Not always, according to David Gray with the Louisiana Budget Project.

“That leaves insufficient funds for other necessities like groceries and rent,” Gray explains, and says that leads them into what advocates of payday lending reform refer to as “the debt trap.” “As a result, customers will oftentime take out a second payday loan to repay the first, and then a third to repay the second,” Gray adds.

That’s confirmed by a new report from the state Office of Financial Institutions. It says the average payday loan customer in Louisiana repeat borrows a dozen times in a year, and ends up paying over $800 in interest and fees on a $300 loan. The report, compiled in response to an act of the 2012 Legislature, also shows Louisiana residents took out 3,126,278 payday loans in 2013, and paid $145,665,345 in interest and fees. Of those fees, more than $2.5 million was assessed solely for bounced checks.

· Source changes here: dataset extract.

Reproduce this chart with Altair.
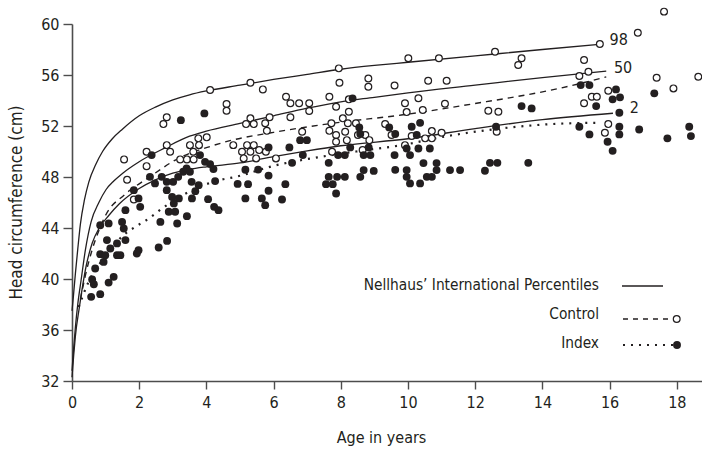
import altair as alt
import pandas as pd

FONT = "Liberation Sans Narrow, DejaVu Sans Condensed, sans-serif"
INK = "#231f20"

# ---------------- data ----------------
ctrl_age = [4.11, 4.60, 4.60, 2.82, 2.72, 3.76, 4.01, 3.51, 3.78, 4.80, 2.82, 2.92, 2.22, 1.55, 2.22, 1.64, 1.84,
            3.22, 3.42, 3.62, 3.61,
            7.94, 5.31, 5.68, 7.96, 8.82, 8.82, 9.60, 6.37, 6.50, 6.76, 7.06, 7.06, 7.66, 7.86, 8.24, 8.24, 8.06,
            8.21, 6.50, 5.88, 5.75, 5.80, 5.31, 5.18, 5.41, 6.85, 7.72, 7.66, 7.86, 8.13, 7.86, 8.18, 8.45, 8.51,
            8.73, 8.85, 9.32, 5.21, 5.41, 5.06, 5.31, 5.57, 5.11, 5.48, 5.77, 6.07, 7.74, 8.65,
            10.01, 10.92, 10.60, 11.15, 10.31, 9.91, 9.96, 10.44, 11.10, 9.51, 10.11, 10.51, 10.71, 10.71, 11.00,
            9.91, 12.59, 13.38, 13.28, 12.39, 12.69, 12.64,
            17.62, 16.84, 15.71, 15.24, 15.37, 15.10, 17.40, 18.64, 17.90, 15.96, 15.47, 15.62, 15.24, 15.96, 15.86]
ctrl_hc = [54.82, 53.72, 53.19, 52.68, 52.15, 51.03, 51.11, 50.50, 50.50, 50.50, 50.50, 49.98, 49.98, 49.38, 48.85,
           47.79, 46.24, 49.38, 49.38, 49.38, 49.98,
           56.52, 55.39, 54.87, 55.39, 55.72, 55.08, 55.17, 54.29, 53.78, 53.78, 53.78, 53.17, 54.29, 53.51, 54.09,
           53.12, 52.60, 52.21, 52.68, 52.68, 52.21, 51.62, 52.60, 52.15, 52.15, 51.55, 52.21, 51.62, 51.29, 51.55,
           50.76, 50.89, 52.21, 51.29, 51.29, 50.89, 52.15, 50.50, 50.50, 49.98, 49.98, 50.11, 49.46, 49.46, 49.98,
           49.46, 49.98, 50.11,
           57.31, 57.31, 55.55, 55.55, 54.17, 53.78, 53.09, 53.25, 53.74, 51.29, 51.21, 51.03, 51.60, 51.03, 51.47,
           50.50, 57.83, 57.31, 56.78, 53.20, 53.12, 51.55,
           60.97, 59.32, 58.43, 57.17, 56.26, 55.92, 55.79, 55.86, 54.95, 54.76, 54.29, 54.29, 53.78, 52.15, 51.47]

idx_age = [3.24, 3.94, 2.37, 3.81, 3.96, 4.11, 4.21, 2.32, 2.47, 2.67, 2.82, 3.01, 3.16, 3.31, 3.41, 3.51, 3.56,
           2.82, 4.26, 4.93, 3.77, 3.67, 1.84, 1.98, 2.03, 1.59, 2.98, 3.18, 3.03, 2.88, 3.07, 3.42, 3.57, 4.05,
           4.23, 4.36, 2.63, 3.13,
           0.84, 1.09, 1.49, 1.54, 1.04, 1.34, 1.59, 1.14, 0.84, 0.99, 0.94, 1.34, 1.44, 1.98, 1.93, 2.58, 2.83,
           0.69, 0.60, 0.65, 1.09, 1.24, 0.57, 0.84,
           8.35, 8.55, 8.58, 9.44, 9.62, 6.79, 6.99, 5.85, 6.47, 6.87, 8.28, 8.68, 8.83, 7.92, 8.12, 8.88, 9.60,
           7.64, 6.55, 5.16, 5.54, 5.85, 7.64, 7.89, 8.12, 8.58, 8.68, 8.98, 9.62, 5.24, 6.35, 5.16, 5.65, 5.85,
           5.75, 6.25, 7.56, 7.76, 7.86,
           10.11, 10.36, 10.26, 9.96, 10.31, 10.65, 10.06, 10.46, 10.85, 9.96, 10.85, 11.25, 11.55, 9.96, 10.56,
           10.71, 10.06, 10.36, 13.38, 13.68, 12.62, 12.44, 12.66, 12.29, 13.58,
           15.14, 15.40, 16.19, 16.09, 16.31, 15.60, 16.29, 17.33, 15.10, 15.40, 16.29, 16.29, 16.88, 15.94, 16.09,
           17.72, 18.37, 18.42]
idx_hc = [52.46, 52.99, 49.72, 49.72, 49.19, 49.01, 48.62, 48.01, 47.50, 48.01, 47.62, 47.62, 48.01, 48.41, 48.67,
          48.41, 47.62, 46.97, 47.68, 47.46, 47.36, 46.89, 46.97, 46.32, 45.66, 45.40, 46.44, 46.32, 45.93, 45.27,
          45.27, 44.93, 46.32, 46.26, 45.66, 45.40, 44.48, 44.35,
          44.22, 44.36, 44.48, 43.96, 43.05, 42.79, 43.05, 42.39, 41.95, 41.87, 41.34, 41.87, 41.87, 42.26, 42.00,
          42.47, 42.99, 40.82, 39.96, 39.59, 39.72, 40.17, 38.60, 38.81,
          54.17, 51.89, 51.37, 51.89, 51.37, 50.89, 50.89, 50.32, 50.32, 49.72, 50.32, 49.72, 50.32, 49.72, 49.72,
          49.72, 49.72, 49.11, 49.11, 48.57, 48.58, 48.11, 48.01, 48.01, 48.01, 48.01, 48.54, 48.48, 48.56, 47.44,
          47.44, 46.32, 46.32, 46.92, 45.79, 46.24, 47.44, 47.44, 46.71,
          51.94, 52.25, 51.29, 50.24, 50.24, 50.24, 49.72, 49.09, 49.09, 48.54, 48.54, 48.54, 48.54, 48.01, 48.01,
          48.01, 47.50, 47.50, 53.56, 53.38, 51.94, 49.11, 49.11, 48.49, 49.11,
          55.21, 55.21, 54.87, 54.09, 54.25, 53.56, 53.04, 54.56, 51.94, 51.34, 51.94, 51.34, 51.73, 50.76, 50.05,
          51.03, 51.94, 51.21]

# Nellhaus percentile curves
p98_age = [0, 0.04, 0.1, 0.17, 0.25, 0.37, 0.5, 0.71, 0.91, 1.2, 1.5, 2.0, 2.5, 3.0, 3.5, 4.0, 5.0, 6.0, 7.0,
           8.0, 9.0, 10.0, 12.0, 14.0, 15.8]
p98_hc = [37.5, 38.6, 40.4, 42.3, 44.3, 46.2, 47.6, 49.0, 50.0, 51.0, 51.75, 52.8, 53.5, 54.05, 54.45, 54.75, 55.2,
          55.65, 56.05, 56.45, 56.75, 57.0, 57.5, 58.0, 58.43]
p50_age = [0, 0.05, 0.1, 0.18, 0.27, 0.4, 0.57, 0.8, 1.01, 1.25, 1.51, 2.0, 2.78, 3.5, 4.0, 5.0, 6.0, 7.0, 8.0,
           9.0, 10.0, 12.0, 14.0, 15.9]
p50_hc = [32.8, 34.6, 36.2, 38.2, 39.9, 42.3, 44.5, 46.0, 47.0, 47.7, 48.3, 49.2, 50.3, 51.2, 51.6, 52.2, 52.8,
          53.4, 53.9, 54.25, 54.6, 55.2, 55.8, 56.3]
p2_age = [0, 0.05, 0.1, 0.22, 0.42, 0.6, 0.81, 1.1, 1.41, 2.0, 2.5, 3.0, 3.5, 4.0, 5.0, 6.0, 7.0, 8.0, 10.0,
          12.0, 14.0, 16.1]
p2_hc = [32.3, 34.0, 35.5, 37.8, 41.0, 42.8, 44.0, 45.0, 45.9, 47.1, 47.8, 48.3, 48.6, 48.8, 49.1, 49.6, 50.05,
         50.45, 51.0, 51.8, 52.5, 53.0]

# group means
ctrl_line_age = [0.25, 0.4, 0.6, 0.8, 1.0, 1.56, 2.25, 3.27, 4.0, 4.7, 6.0, 8.0, 9.8, 11.85, 14.5, 15.9]
ctrl_line_hc = [38.4, 40.3, 42.3, 43.8, 45.0, 46.6, 47.9, 49.6, 50.3, 50.85, 51.5, 52.3, 52.86, 53.7, 54.95, 55.85]
idx_line_age = [0.2, 0.48, 1.0, 1.4, 1.95, 2.15, 2.35, 2.77, 4.37, 4.85, 6.04, 7.44, 8.72, 9.82, 11.04, 12.74,
                14.67, 15.6]
idx_line_hc = [37.8, 39.7, 41.8, 43.1, 44.2, 44.5, 44.87, 45.7, 47.75, 48.0, 48.9, 49.6, 50.1, 50.5, 51.15, 51.8,
               52.2, 52.25]

curve_labels = ["98", "50", "2"]
curve_label_age = [16.0, 16.13, 16.6]
curve_label_hc = [58.74, 56.55, 53.4]

legend_labels = ["Nellhaus’ International Percentiles", "Control", "Index"]

x_ticks = [0, 2, 4, 6, 8, 10, 12, 14, 16, 18]
y_ticks = [32, 36, 40, 44, 48, 52, 56, 60]

# ---------------- tables ----------------
ctrl = pd.DataFrame({"age": ctrl_age, "hc": ctrl_hc})
idx = pd.DataFrame({"age": idx_age, "hc": idx_hc})
curves = pd.concat([
    pd.DataFrame({"age": p98_age, "hc": p98_hc, "curve": "98"}),
    pd.DataFrame({"age": p50_age, "hc": p50_hc, "curve": "50"}),
    pd.DataFrame({"age": p2_age, "hc": p2_hc, "curve": "2"}),
])
ctrl_line = pd.DataFrame({"age": ctrl_line_age, "hc": ctrl_line_hc})
idx_line = pd.DataFrame({"age": idx_line_age, "hc": idx_line_hc})
labels = pd.DataFrame({"label": curve_labels, "age": curve_label_age, "hc": curve_label_hc})
one = pd.DataFrame({"k": [0]})

xs = alt.Scale(domain=[0, 18.75], nice=False, zero=False)
ys = alt.Scale(domain=[32, 60], nice=False, zero=False)

x_axis = alt.Axis(values=x_ticks, title="Age in years", grid=False, tickSize=8, labelPadding=5,
                  labelFontSize=16, titleFontSize=16, titleFontWeight="normal", titleY=61,
                  titleBaseline="alphabetic", titleX=309, labelFlush=False)
y_axis = alt.Axis(values=y_ticks, title="Head circumference (cm)", grid=False, tickSize=9, labelPadding=4,
                  labelFontSize=16, titleFontSize=17, titleFontWeight="normal", titleAngle=-90,
                  titleX=-56, titleY=178, titleBaseline="middle", titleAlign="center", labelFlush=False)

X = alt.X("age:Q", scale=xs, axis=x_axis)
Y = alt.Y("hc:Q", scale=ys, axis=y_axis)
Xn = alt.X("age:Q", scale=xs)
Yn = alt.Y("hc:Q", scale=ys)

curve_layer = alt.Chart(curves).mark_line(color=INK, strokeWidth=1.3, interpolate="monotone").encode(
    x=X, y=Y, detail="curve:N", order="age:Q")
ctrl_line_layer = alt.Chart(ctrl_line).mark_line(color=INK, strokeWidth=1.4, strokeDash=[6, 5],
                                                 interpolate="monotone").encode(x=Xn, y=Yn, order="age:Q")
idx_line_layer = alt.Chart(idx_line).mark_line(color=INK, strokeWidth=2.2, strokeDash=[2, 6],
                                               interpolate="monotone").encode(x=Xn, y=Yn, order="age:Q")
ctrl_pts = alt.Chart(ctrl).mark_point(shape="circle", filled=False, fill="white", fillOpacity=1,
                                      stroke=INK, strokeWidth=1.2, size=46, opacity=1).encode(x=Xn, y=Yn)
idx_pts = alt.Chart(idx).mark_circle(color=INK, size=62, opacity=1).encode(x=Xn, y=Yn)
label_layer = alt.Chart(labels).mark_text(font=FONT, fontSize=16, align="left", baseline="middle",
                                          color=INK).encode(x=Xn, y=Yn, text="label:N")

# legend (drawn in the plot's own pixel space)
def leg_text(t, py):
    return alt.Chart(one).mark_text(font=FONT, fontSize=15.3, align="right", baseline="middle",
                                    color=INK, text=t).encode(x=alt.value(527), y=alt.value(py))

leg_t1 = leg_text(legend_labels[0], 261)
leg_t2 = leg_text(legend_labels[1], 290)
leg_t3 = leg_text(legend_labels[2], 319)
leg_solid = alt.Chart(one).mark_rule(color=INK, strokeWidth=1.3).encode(
    x=alt.value(550), x2=alt.value(591), y=alt.value(262))
leg_dash = alt.Chart(one).mark_rule(color=INK, strokeWidth=1.3, strokeDash=[5, 5]).encode(
    x=alt.value(551), x2=alt.value(599), y=alt.value(295))
leg_dot = alt.Chart(one).mark_rule(color=INK, strokeWidth=2.2, strokeDash=[2, 6]).encode(
    x=alt.value(551), x2=alt.value(601), y=alt.value(321))
leg_open = alt.Chart(one).mark_point(shape="circle", filled=False, fill="white", fillOpacity=1, stroke=INK,
                                     strokeWidth=1.2, size=46, opacity=1).encode(
    x=alt.value(604.7), y=alt.value(295))
leg_fill = alt.Chart(one).mark_circle(color=INK, size=62, opacity=1).encode(
    x=alt.value(605), y=alt.value(321))

chart = alt.layer(
    curve_layer, ctrl_line_layer, idx_line_layer, ctrl_pts, idx_pts, label_layer,
    leg_t1, leg_t2, leg_t3, leg_solid, leg_dash, leg_dot, leg_open, leg_fill
).properties(
    width=630, height=357,
    autosize=alt.AutoSizeParams(type="none"),
    padding={"left": 72, "top": 24, "right": 0, "bottom": 71},
    background="white",
).configure_view(stroke=None).configure_axis(
    domainColor="#4d4d4d", domainWidth=1.6, tickColor="#4d4d4d", tickWidth=1.4,
    labelColor=INK, titleColor=INK, labelFont=FONT, titleFont=FONT,
)

chart.save("out.html", embed_options={"renderer": "svg", "actions": False})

Several lawmakers have filed bills to cap payday loan interest—which currently averages 416% annually—at 36% A.P.R. A Senate version of the bill was amended in committee to remove the cap, and instead simply limit borrowers to ten loans per year. The full Senate is scheduled to debate S.B. 84, by Senator Ben Nevers (D-Bogalusa) today.

Senator Danny Martiny (R-Kenner) explains why he pushed to change that bill.

“Are you going to make that two-week, $350 loan for 4 dollars and ten cents?” Martiny asks, acknowledging there’s little profit in a 36% interest cap. “If you pass the bill, a lot of people are just going to get out of the business.”

While the new report on the economic impact of payday lending in Louisiana may or may not be brought up on the Senate floor this afternoon, it’s sure to be brought up in the House Commerce Committee. That committee is scheduled to hear a House version of the bill to cap payday loan interest at 9:00 this morning.